-- start Given data --
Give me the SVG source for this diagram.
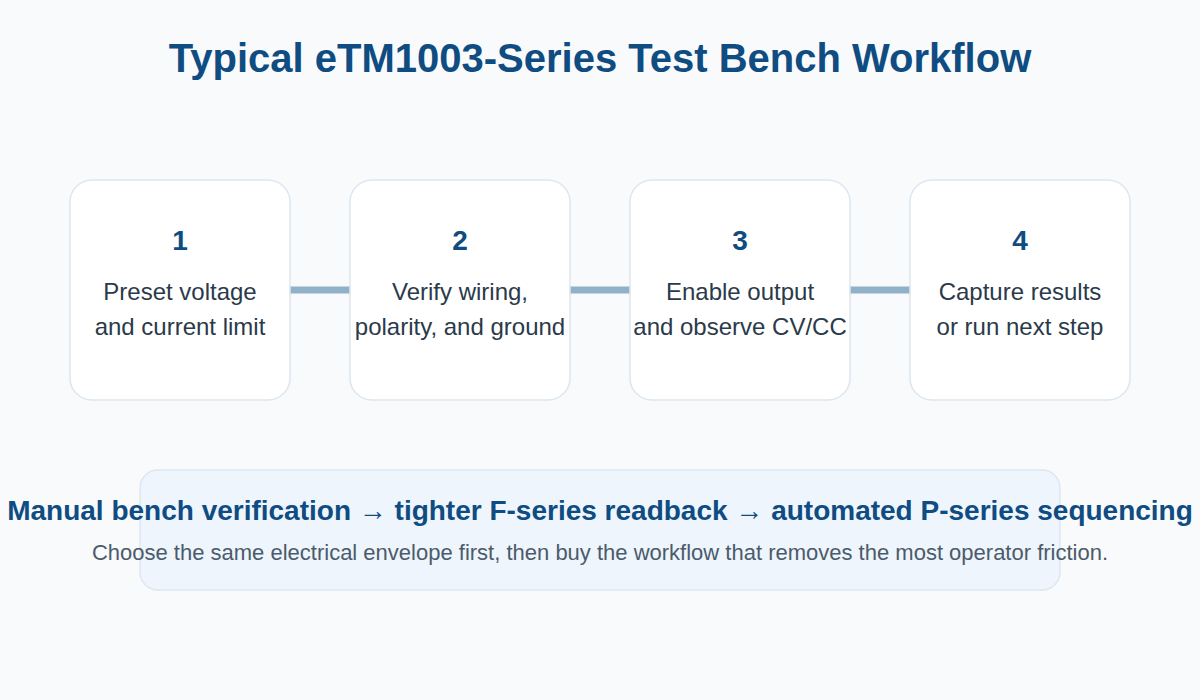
<svg xmlns="http://www.w3.org/2000/svg" width="1200" height="700" viewBox="0 0 1200 700">
<style>
.title{font-family:"Liberation Sans",Arial,sans-serif;font-weight:bold;font-size:40px;fill:#0f4c81;text-anchor:middle}
.card{fill:#ffffff;stroke:#dde7f0;stroke-width:1.5}
.num{font-family:"Liberation Sans",Arial,sans-serif;font-weight:bold;font-size:28px;fill:#0f4c81;text-anchor:middle}
.body{font-family:"Liberation Sans",Arial,sans-serif;font-size:24px;fill:#2b3a4a;text-anchor:middle}
.conn{stroke:#8fb2c9;stroke-width:7}
.banner{fill:#eef5fc;stroke:#dbe7f1;stroke-width:1.5}
.bh{font-family:"Liberation Sans",Arial,sans-serif;font-weight:bold;font-size:28px;fill:#0f4c81;text-anchor:middle}
.bs{font-family:"Liberation Sans",Arial,sans-serif;font-size:22px;fill:#4b5b6b;text-anchor:middle}
</style>
<rect width="1200" height="700" fill="#f8fafc"/>
<text class="title" x="600" y="72">Typical eTM1003-Series Test Bench Workflow</text>
<g id="connectors">
<line class="conn" x1="290" y1="290" x2="350" y2="290"/>
<line class="conn" x1="570" y1="290" x2="630" y2="290"/>
<line class="conn" x1="850" y1="290" x2="910" y2="290"/>
</g>
<g id="step1">
<rect class="card" x="70" y="180" width="220" height="220" rx="22"/>
<text class="num" x="180" y="250">1</text>
<text class="body" x="180" y="300">Preset voltage</text>
<text class="body" x="180" y="335">and current limit</text>
</g>
<g id="step2">
<rect class="card" x="350" y="180" width="220" height="220" rx="22"/>
<text class="num" x="460" y="250">2</text>
<text class="body" x="460" y="300">Verify wiring,</text>
<text class="body" x="460" y="335">polarity, and ground</text>
</g>
<g id="step3">
<rect class="card" x="630" y="180" width="220" height="220" rx="22"/>
<text class="num" x="740" y="250">3</text>
<text class="body" x="740" y="300">Enable output</text>
<text class="body" x="740" y="335">and observe CV/CC</text>
</g>
<g id="step4">
<rect class="card" x="910" y="180" width="220" height="220" rx="22"/>
<text class="num" x="1020" y="250">4</text>
<text class="body" x="1020" y="300">Capture results</text>
<text class="body" x="1020" y="335">or run next step</text>
</g>
<g id="summary">
<rect class="banner" x="140" y="470" width="920" height="120" rx="18"/>
<text class="bh" x="600" y="520">Manual bench verification → tighter F-series readback → automated P-series sequencing</text>
<text class="bs" x="600" y="560">Choose the same electrical envelope first, then buy the workflow that removes the most operator friction.</text>
</g>
</svg>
-- end Given data --
▶ _Brief_: Produce an exact copy of each line of data, skipping embedded images.

▶ _Full answer_:
Give me the SVG source for this diagram.
<svg xmlns="http://www.w3.org/2000/svg" width="1200" height="700" viewBox="0 0 1200 700">
<style>
.title{font-family:"Liberation Sans",Arial,sans-serif;font-weight:bold;font-size:40px;fill:#0f4c81;text-anchor:middle}
.card{fill:#ffffff;stroke:#dde7f0;stroke-width:1.5}
.num{font-family:"Liberation Sans",Arial,sans-serif;font-weight:bold;font-size:28px;fill:#0f4c81;text-anchor:middle}
.body{font-family:"Liberation Sans",Arial,sans-serif;font-size:24px;fill:#2b3a4a;text-anchor:middle}
.conn{stroke:#8fb2c9;stroke-width:7}
.banner{fill:#eef5fc;stroke:#dbe7f1;stroke-width:1.5}
.bh{font-family:"Liberation Sans",Arial,sans-serif;font-weight:bold;font-size:28px;fill:#0f4c81;text-anchor:middle}
.bs{font-family:"Liberation Sans",Arial,sans-serif;font-size:22px;fill:#4b5b6b;text-anchor:middle}
</style>
<rect width="1200" height="700" fill="#f8fafc"/>
<text class="title" x="600" y="72">Typical eTM1003-Series Test Bench Workflow</text>
<g id="connectors">
<line class="conn" x1="290" y1="290" x2="350" y2="290"/>
<line class="conn" x1="570" y1="290" x2="630" y2="290"/>
<line class="conn" x1="850" y1="290" x2="910" y2="290"/>
</g>
<g id="step1">
<rect class="card" x="70" y="180" width="220" height="220" rx="22"/>
<text class="num" x="180" y="250">1</text>
<text class="body" x="180" y="300">Preset voltage</text>
<text class="body" x="180" y="335">and current limit</text>
</g>
<g id="step2">
<rect class="card" x="350" y="180" width="220" height="220" rx="22"/>
<text class="num" x="460" y="250">2</text>
<text class="body" x="460" y="300">Verify wiring,</text>
<text class="body" x="460" y="335">polarity, and ground</text>
</g>
<g id="step3">
<rect class="card" x="630" y="180" width="220" height="220" rx="22"/>
<text class="num" x="740" y="250">3</text>
<text class="body" x="740" y="300">Enable output</text>
<text class="body" x="740" y="335">and observe CV/CC</text>
</g>
<g id="step4">
<rect class="card" x="910" y="180" width="220" height="220" rx="22"/>
<text class="num" x="1020" y="250">4</text>
<text class="body" x="1020" y="300">Capture results</text>
<text class="body" x="1020" y="335">or run next step</text>
</g>
<g id="summary">
<rect class="banner" x="140" y="470" width="920" height="120" rx="18"/>
<text class="bh" x="600" y="520">Manual bench verification → tighter F-series readback → automated P-series sequencing</text>
<text class="bs" x="600" y="560">Choose the same electrical envelope first, then buy the workflow that removes the most operator friction.</text>
</g>
</svg>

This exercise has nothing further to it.